▶ [What to work on]:
Among the records below, find each line that includes the string "this" and copy it.

▶ [Entries]:

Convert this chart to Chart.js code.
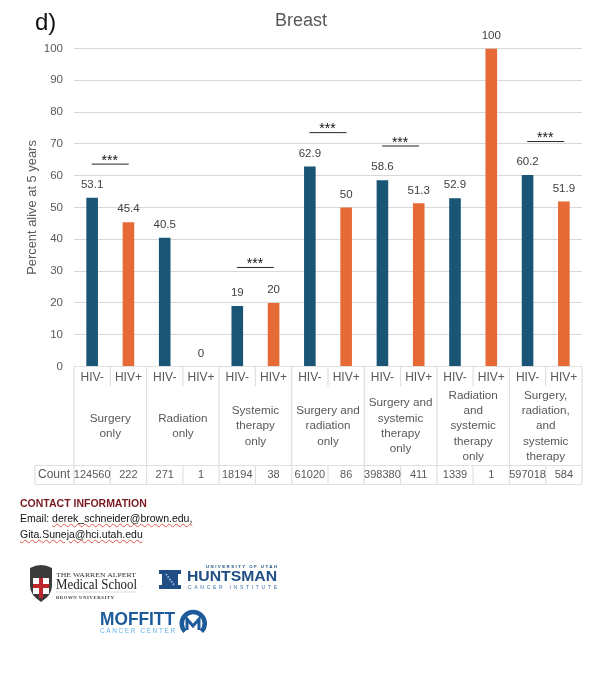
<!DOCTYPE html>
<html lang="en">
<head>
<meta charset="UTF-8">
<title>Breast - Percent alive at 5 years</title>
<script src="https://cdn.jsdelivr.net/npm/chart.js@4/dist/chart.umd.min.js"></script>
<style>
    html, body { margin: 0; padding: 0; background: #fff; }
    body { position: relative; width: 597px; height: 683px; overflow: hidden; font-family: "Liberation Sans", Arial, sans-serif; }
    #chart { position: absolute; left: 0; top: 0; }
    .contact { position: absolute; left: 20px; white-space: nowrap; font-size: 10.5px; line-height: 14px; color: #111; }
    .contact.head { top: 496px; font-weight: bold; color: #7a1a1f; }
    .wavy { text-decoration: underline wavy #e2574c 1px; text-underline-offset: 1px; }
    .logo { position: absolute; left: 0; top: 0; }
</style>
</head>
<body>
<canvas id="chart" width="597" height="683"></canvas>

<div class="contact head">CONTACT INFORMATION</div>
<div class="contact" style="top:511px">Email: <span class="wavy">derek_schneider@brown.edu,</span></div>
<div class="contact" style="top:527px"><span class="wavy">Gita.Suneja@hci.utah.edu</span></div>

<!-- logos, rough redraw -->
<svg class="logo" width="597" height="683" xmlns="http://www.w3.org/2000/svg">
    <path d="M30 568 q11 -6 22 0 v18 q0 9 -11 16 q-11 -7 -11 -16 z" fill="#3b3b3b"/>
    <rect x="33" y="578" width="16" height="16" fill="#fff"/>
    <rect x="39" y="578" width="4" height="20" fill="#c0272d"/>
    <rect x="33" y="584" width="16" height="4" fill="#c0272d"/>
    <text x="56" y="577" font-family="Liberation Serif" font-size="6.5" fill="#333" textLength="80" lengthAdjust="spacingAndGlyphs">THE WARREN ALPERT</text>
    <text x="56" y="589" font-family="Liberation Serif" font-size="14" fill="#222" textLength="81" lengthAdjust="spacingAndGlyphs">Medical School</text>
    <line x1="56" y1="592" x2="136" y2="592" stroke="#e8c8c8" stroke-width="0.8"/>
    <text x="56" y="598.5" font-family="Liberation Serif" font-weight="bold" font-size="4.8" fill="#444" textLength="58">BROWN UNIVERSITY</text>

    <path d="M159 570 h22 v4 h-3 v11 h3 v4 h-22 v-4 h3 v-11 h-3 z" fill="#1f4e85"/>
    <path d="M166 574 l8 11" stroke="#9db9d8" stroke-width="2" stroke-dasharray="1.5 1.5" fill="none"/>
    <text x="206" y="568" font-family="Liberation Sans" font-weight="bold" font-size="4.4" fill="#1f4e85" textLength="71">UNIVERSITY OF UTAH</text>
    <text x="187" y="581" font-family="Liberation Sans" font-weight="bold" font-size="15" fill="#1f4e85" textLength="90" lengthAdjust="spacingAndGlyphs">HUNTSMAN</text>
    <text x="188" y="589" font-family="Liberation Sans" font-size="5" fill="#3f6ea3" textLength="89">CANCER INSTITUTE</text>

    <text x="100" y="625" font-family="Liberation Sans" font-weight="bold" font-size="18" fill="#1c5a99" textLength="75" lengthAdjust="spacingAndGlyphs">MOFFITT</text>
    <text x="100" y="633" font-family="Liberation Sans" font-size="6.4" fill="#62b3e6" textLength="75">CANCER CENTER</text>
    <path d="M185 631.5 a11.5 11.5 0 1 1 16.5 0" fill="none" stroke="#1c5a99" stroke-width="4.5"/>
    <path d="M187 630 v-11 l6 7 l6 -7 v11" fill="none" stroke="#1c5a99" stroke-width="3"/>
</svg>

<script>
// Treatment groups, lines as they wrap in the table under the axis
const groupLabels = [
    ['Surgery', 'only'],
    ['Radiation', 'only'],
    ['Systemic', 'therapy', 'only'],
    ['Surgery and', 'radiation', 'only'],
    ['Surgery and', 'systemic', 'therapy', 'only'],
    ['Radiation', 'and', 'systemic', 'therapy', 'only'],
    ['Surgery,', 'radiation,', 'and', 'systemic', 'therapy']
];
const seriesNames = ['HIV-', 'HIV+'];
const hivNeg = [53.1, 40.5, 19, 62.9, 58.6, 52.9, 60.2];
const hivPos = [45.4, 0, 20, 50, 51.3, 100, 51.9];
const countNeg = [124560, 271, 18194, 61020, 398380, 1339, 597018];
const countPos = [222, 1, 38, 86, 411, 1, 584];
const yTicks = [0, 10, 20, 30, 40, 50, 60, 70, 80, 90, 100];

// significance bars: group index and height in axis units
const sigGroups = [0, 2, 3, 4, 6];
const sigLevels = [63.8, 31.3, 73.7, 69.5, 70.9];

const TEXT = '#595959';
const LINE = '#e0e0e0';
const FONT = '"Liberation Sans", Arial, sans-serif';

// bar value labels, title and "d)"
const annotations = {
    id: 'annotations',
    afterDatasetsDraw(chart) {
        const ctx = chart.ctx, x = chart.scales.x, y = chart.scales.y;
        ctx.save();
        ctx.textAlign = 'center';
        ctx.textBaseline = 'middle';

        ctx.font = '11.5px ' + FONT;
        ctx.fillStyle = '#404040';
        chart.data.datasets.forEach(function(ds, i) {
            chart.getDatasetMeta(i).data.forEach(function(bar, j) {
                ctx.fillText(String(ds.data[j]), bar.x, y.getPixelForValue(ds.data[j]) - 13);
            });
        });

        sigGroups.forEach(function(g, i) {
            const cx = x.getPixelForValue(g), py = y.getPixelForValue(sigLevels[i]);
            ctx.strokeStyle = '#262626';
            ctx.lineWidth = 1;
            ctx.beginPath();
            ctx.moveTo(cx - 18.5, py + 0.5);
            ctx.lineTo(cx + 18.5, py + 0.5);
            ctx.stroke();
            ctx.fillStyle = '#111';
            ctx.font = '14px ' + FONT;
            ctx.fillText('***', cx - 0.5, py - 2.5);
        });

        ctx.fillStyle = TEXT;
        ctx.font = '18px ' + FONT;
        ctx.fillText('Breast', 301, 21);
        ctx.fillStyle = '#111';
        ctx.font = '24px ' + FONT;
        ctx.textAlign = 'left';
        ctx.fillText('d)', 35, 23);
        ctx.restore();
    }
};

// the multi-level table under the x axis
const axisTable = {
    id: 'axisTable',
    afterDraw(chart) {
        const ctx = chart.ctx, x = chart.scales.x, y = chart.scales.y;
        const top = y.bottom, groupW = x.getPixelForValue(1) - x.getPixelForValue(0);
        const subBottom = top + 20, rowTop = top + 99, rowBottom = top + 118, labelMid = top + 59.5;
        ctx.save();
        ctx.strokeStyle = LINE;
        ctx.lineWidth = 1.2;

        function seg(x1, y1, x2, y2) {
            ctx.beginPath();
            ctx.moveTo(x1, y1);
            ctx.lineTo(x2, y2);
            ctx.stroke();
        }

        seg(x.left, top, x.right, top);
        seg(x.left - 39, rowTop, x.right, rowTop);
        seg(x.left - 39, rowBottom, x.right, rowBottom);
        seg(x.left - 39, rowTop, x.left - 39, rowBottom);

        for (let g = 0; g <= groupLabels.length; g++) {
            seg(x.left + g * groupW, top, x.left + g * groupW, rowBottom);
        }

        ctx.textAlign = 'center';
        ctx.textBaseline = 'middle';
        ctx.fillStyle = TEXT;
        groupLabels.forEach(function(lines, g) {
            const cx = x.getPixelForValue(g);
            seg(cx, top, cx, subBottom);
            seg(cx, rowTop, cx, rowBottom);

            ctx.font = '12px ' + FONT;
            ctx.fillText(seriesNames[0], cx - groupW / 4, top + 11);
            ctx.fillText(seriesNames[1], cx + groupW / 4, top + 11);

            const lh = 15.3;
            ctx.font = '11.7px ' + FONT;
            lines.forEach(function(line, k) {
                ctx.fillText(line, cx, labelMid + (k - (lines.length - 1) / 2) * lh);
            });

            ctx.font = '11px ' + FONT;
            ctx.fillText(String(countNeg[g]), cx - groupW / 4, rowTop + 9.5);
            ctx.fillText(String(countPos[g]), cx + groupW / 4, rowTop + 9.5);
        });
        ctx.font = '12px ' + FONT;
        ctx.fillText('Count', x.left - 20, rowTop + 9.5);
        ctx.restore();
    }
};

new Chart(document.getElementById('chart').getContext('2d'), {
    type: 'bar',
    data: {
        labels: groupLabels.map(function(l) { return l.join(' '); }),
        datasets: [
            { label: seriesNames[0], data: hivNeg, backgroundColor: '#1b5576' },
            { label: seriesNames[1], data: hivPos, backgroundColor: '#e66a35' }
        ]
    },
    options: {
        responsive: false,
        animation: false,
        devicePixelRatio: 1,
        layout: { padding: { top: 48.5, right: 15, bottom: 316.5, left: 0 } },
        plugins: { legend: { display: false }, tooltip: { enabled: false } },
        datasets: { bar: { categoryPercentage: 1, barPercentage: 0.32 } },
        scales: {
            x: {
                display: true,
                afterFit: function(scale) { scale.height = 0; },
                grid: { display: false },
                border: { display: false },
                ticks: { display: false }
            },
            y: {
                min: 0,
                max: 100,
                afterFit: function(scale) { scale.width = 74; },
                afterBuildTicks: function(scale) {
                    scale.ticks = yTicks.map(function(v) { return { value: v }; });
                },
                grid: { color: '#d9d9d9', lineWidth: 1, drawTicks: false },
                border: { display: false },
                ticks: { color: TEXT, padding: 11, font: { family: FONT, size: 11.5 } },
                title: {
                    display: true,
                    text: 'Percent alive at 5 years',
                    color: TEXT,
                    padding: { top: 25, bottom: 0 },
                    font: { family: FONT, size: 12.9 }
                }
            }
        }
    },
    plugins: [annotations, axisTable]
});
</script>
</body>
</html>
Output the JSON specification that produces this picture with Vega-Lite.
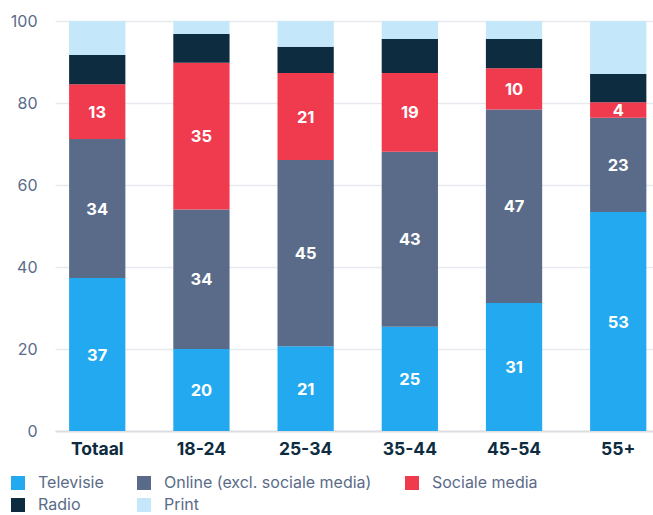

▶ [Task result]:
Convert this chart to Chart.js code.
Output the JSON specification that produces this picture with Vega-Lite.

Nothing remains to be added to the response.